TASK
In the data, extract each line that holds the string "this".

MATERIAL PROVIDED
◆ ◆ ◆ ◆
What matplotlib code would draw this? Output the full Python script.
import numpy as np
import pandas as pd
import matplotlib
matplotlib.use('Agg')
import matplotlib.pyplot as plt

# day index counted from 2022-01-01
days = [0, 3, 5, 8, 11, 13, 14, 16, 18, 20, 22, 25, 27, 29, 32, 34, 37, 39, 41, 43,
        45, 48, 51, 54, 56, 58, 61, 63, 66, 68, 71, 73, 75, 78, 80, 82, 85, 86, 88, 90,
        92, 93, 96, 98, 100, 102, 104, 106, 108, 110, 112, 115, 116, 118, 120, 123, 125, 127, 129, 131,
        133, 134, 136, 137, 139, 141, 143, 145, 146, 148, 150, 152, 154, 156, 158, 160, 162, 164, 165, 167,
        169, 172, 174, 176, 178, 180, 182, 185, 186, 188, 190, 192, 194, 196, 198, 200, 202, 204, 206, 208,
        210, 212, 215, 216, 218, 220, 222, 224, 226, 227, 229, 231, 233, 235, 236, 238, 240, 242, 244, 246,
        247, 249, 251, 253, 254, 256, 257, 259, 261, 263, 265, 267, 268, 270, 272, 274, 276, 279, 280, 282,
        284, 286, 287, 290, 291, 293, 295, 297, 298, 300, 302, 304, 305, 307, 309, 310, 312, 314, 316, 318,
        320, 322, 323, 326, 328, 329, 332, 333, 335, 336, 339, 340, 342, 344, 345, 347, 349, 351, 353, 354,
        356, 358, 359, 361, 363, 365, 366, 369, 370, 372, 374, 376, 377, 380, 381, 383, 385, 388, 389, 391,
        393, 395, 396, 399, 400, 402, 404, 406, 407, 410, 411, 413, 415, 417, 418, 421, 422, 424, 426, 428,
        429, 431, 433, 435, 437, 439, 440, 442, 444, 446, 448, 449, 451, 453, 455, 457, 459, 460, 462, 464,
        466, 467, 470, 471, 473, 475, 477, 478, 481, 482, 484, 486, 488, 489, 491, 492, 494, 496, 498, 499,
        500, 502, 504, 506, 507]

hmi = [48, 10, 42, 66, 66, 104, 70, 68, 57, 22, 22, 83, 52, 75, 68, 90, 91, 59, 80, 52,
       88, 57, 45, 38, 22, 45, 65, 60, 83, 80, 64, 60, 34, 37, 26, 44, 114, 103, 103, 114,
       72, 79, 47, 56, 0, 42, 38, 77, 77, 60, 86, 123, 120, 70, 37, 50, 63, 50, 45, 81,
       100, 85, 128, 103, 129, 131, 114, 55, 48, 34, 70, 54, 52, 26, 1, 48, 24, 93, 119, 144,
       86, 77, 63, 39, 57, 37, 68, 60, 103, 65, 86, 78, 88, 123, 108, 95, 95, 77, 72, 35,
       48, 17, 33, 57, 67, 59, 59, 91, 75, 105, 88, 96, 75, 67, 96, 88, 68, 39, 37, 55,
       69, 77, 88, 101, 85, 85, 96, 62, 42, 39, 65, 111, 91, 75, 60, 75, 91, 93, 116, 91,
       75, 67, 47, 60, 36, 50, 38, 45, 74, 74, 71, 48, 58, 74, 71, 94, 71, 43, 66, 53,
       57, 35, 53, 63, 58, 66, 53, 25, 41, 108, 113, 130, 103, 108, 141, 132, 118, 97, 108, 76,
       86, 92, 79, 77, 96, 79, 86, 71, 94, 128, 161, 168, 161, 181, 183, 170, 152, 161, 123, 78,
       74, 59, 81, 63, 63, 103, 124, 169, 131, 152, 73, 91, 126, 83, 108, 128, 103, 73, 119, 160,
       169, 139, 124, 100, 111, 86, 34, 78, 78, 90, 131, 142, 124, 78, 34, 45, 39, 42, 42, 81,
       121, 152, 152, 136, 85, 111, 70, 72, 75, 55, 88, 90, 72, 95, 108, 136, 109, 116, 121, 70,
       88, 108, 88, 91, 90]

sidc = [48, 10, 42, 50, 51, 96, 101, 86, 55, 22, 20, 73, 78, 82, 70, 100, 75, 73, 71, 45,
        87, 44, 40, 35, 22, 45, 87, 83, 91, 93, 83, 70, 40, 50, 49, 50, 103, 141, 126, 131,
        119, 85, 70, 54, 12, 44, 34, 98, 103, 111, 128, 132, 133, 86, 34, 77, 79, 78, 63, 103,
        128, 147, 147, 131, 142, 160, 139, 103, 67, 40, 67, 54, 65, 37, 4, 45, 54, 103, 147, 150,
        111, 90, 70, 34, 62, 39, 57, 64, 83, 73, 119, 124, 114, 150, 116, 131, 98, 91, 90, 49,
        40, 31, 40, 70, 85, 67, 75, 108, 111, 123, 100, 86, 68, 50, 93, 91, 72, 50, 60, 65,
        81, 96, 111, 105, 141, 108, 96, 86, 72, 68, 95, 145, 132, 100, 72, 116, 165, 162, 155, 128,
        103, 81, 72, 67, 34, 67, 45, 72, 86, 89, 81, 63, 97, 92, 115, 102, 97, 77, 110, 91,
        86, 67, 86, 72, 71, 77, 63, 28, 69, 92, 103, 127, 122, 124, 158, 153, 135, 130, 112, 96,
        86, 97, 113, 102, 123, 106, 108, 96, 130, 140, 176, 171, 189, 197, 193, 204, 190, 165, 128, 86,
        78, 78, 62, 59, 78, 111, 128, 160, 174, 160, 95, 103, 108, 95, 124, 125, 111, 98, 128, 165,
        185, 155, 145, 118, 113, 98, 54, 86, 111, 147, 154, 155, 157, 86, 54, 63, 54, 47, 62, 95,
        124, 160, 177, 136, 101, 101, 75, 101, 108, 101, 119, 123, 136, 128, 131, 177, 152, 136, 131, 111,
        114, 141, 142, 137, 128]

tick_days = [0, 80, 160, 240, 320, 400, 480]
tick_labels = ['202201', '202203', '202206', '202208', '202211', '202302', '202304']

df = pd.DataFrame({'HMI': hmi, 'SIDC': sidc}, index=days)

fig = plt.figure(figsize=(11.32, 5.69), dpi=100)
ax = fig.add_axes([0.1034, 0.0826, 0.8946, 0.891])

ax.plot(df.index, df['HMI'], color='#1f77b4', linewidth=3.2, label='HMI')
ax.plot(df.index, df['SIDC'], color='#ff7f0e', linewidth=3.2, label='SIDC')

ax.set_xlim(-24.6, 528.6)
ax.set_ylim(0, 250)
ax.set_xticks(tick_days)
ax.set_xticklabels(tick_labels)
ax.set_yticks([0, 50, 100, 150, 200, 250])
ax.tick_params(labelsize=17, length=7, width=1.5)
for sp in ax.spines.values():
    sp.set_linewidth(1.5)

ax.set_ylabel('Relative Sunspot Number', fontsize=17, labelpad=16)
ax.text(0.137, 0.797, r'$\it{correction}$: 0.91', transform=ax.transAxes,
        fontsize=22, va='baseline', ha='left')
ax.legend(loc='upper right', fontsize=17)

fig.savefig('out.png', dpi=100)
◆ ◆ ◆ ◆
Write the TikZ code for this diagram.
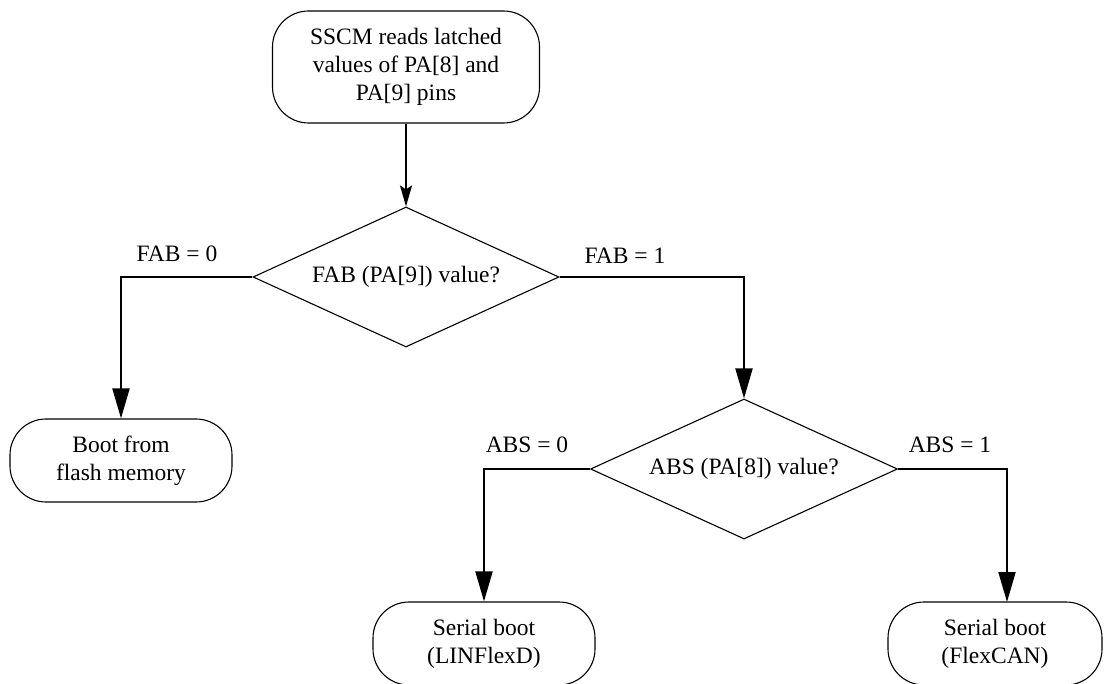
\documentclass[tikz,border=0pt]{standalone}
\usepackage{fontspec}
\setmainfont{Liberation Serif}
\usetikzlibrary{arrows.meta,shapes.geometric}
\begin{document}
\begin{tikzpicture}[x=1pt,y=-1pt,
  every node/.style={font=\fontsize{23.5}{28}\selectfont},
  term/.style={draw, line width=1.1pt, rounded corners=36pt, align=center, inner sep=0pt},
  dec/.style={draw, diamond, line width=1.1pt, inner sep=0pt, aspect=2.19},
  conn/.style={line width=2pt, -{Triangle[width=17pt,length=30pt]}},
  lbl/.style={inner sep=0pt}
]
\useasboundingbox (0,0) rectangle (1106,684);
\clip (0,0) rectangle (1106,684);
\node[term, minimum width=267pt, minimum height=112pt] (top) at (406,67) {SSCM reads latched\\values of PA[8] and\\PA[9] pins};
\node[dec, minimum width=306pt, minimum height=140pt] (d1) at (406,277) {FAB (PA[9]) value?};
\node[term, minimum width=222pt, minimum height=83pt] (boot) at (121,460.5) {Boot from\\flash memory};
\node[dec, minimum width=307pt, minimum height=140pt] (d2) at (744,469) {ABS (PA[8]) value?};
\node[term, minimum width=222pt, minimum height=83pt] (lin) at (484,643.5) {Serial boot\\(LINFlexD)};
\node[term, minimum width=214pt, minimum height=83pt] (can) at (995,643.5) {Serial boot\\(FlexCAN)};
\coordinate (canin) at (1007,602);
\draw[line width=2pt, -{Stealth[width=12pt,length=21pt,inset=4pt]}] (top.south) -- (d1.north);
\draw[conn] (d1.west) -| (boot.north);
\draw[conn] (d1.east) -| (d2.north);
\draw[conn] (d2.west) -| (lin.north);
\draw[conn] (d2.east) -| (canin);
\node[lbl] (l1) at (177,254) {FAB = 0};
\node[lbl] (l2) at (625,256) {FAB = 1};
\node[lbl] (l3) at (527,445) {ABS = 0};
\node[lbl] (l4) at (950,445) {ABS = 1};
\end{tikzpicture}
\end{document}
◆ ◆ ◆ ◆
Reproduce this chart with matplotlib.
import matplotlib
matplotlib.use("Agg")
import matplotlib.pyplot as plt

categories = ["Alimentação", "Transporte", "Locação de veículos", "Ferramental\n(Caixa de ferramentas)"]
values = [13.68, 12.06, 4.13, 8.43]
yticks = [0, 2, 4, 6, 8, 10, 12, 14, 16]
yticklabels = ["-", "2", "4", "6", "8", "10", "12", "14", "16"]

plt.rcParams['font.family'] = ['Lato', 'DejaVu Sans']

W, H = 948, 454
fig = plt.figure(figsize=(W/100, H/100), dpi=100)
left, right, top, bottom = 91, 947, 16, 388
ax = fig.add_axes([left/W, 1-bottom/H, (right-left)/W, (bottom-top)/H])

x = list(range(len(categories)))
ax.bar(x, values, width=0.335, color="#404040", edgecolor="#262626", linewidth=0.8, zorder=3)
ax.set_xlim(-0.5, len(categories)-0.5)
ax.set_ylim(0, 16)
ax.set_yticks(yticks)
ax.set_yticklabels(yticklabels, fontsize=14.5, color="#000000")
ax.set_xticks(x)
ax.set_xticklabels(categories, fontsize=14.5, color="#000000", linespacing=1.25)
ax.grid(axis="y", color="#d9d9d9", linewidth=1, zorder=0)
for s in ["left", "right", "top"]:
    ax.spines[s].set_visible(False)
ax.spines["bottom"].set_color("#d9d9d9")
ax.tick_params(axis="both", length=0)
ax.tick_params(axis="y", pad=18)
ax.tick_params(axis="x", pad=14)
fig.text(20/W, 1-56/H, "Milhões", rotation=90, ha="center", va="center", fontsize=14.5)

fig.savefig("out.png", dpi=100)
◆ ◆ ◆ ◆
SOLUTION BELOW
What matplotlib code would draw this? Output the full Python script.
Write the TikZ code for this diagram.
Reproduce this chart with matplotlib.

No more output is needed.